🤖 AI Summary
Edge devices, constrained by limited resources and power budgets, demand highly efficient and lightweight neural network acceleration solutions. Existing quantization or binarization approaches often rely on conventional computing paradigms, struggling to balance accuracy and efficiency. Inspired by Kolmogorov–Arnold Networks (KANs), this work proposes BiKA—an architecture that, for the first time, translates the KAN concept into a hardware-friendly design. BiKA eliminates multiplications entirely, replacing nonlinear functions with learnable binary thresholds and implementing a systolic-like dataflow using only comparators and accumulators. A prototype implemented on the Ultra96-V2 platform demonstrates significant hardware savings: 27.73% and 51.54% reductions in resource utilization compared to state-of-the-art binarized and quantized accelerators, respectively, while maintaining competitive accuracy.
📝 Abstract
Lightweight neural network accelerators are essential for edge devices with limited resources and power constraints.

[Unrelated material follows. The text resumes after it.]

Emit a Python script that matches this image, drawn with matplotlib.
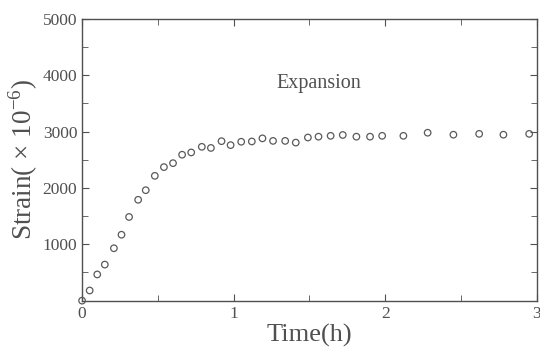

While quantization and binarization can efficiently reduce hardware cost, they still rely on the conventional Artificial Neural Network (ANN) computation pattern. The recently proposed Kolmogorov-Arnold Network (KAN) presents a novel network paradigm built on learnable nonlinear functions. However, it is computationally expensive for hardware deployment. Inspired by KAN, we propose BiKA, a multiply-free architecture that replaces nonlinear functions with binary, learnable thresholds, introducing an extremely lightweight computational pattern that requires only comparators and accumulators. Our FPGA prototype on Ultra96-V2 shows that BiKA reduces hardware resource usage by 27.73% and 51.54% compared with binarized and quantized neural network systolic array accelerators, while maintaining competitive accuracy. BiKA provides a promising direction for hardware-friendly neural network design on edge devices.